Book Review: Movement of People by Clive Donovan Raises Urgent Questions About Voice, Witness, and Representation

Clive Donovan’s Movement of People, published by Dempsey & Windle, is an unflinching collection that takes on some of the most urgent global issues of our time: displacement, war, incarceration, environmental collapse. With tight control and sharp, imagistic clarity, Donovan crafts scenes of profound suffering and historical reckoning. His is a voice steeped in empathy, and often, rage. But as I read, a different kind of question began to press through the lines, not about the stories themselves, but about who is telling them.

The collection opens strongly. This Is It is a flash of revolution caught in metaphor, “as the lightning bisected the moon / the revolution began”, and The First Stone offers a chilling prehistory of violence, musing on who first wielded a weapon, who first threw to kill. These early pieces are inventive, layered, and interested in origin myths, not just political ones, but human. They set the tone for a book that wants to understand how we became what we are.

But when Donovan steps into more contemporary, geopolitical material, the tone shifts. In Ahmed the Refugee, for instance, he constructs a narrative of a boy whose body washes up on a Norwegian shore, grotesquely “stuck” in his rubber suit. The critique of Western spectatorship is there, “Bemused families watch / Between paused volley-ball shots” but the poem risks re-enacting the very gaze it condemns. The boy remains a figure to be pitied, interpreted, mourned. We never hear him, only the poet interpreting him from afar. It’s a sharp image, but I question its ethics. Is there a deeper act of solidarity here, or just a poetic rendering of another distant death?

There are poems that work brilliantly. Prison Letters is formally bold, running through an abecedary of incarceration with dark wit and detail: “C is the Colour of Cell—Creamy shit ochre. / D stands for Door with its spy-slit and hatch.” It’s inventive, caustic, and shows Donovan at his most effective, where the voice isn’t imposed, but channeled through linguistic play and close observation. Similarly, Cobbles dazzles with metaphor, tracing the history of stone from sea-smoothed compliance to the hands of insurrectionists: “to fit just so, in furious fingers and slings, to throw.” Here, the political is earned through the material, not borrowed from another’s experience.

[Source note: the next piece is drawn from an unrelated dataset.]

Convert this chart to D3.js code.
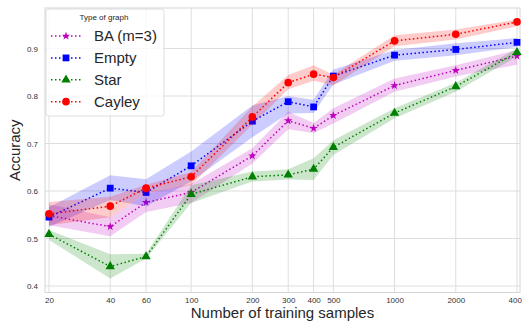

What troubles me is how often the collection leans on global trauma as subject matter without locating the poet’s own voice within it. In Train, Donovan meditates on Holocaust transport with powerful, fractured lyricism, “I remember the feather / Floating through the slats”, but again, there is no sense of why he is writing this, or what stake he has beyond horror. Does he see himself as witness, inheritor, bystander? That tension remains unexplored.

Movement of People is a book of intense moral conviction, but that conviction sometimes overrides interrogation. The language can be beautiful, the anger real, but the positionality, the why of the speaker, is left vague. In poems like In Search of Cash, where five drowned migrants are described as “sodden books,” the metaphor is striking but depersonalising. What does it mean to turn bodies into objects of aesthetic contemplation? Where is the limit between lyric empathy and narrative possession?

This is not a condemnation. There is serious craft here, and an undeniably powerful sense of conscience. Donovan is clearly trying to do the work of confronting the dehumanising forces of our time with poetry. But I can’t shake the feeling that what’s missing from Movement of People is a deeper reflection on authorship itself, and that simply isn’t enough. At The Broken Spine, I don’t just publish protest poems; I hand over space to queer writers and editors, recognising sometimes it’s right to step back and let others lead. I act. Protest without action is just performance, and too much of this collection feels like a well-meaning gesture dressed in lyric, rather than a reckoning with the power and privilege of the pen. I ask, who is allowed to speak for whom? When we (poets) write about others’ suffering, how do we remain accountable to those lives, not just as subjects, but as real, complex people with voices of their own?

Donovan is not the first poet to wrestle with this, and he won’t be the last. But in a moment where representation is under rightful scrutiny, the burden of that question cannot be elided. Movement of People wants to speak truth to power, but sometimes, power looks like a poet holding the pen.

About the Author

Clive Donovan is the author of two poetry collections, The Taste of Glass [Cinnamon Press 2021] and Wound Up With Love [Lapwing 2022] and is published in a wide variety of magazines including Acumen, Agenda, Broken Spine, Crannog, Popshot, Prole and Stand. He lives in Totnes, Devon, UK. He was a Pushcart and Forward Prize nominee for 2022’s best individual poems.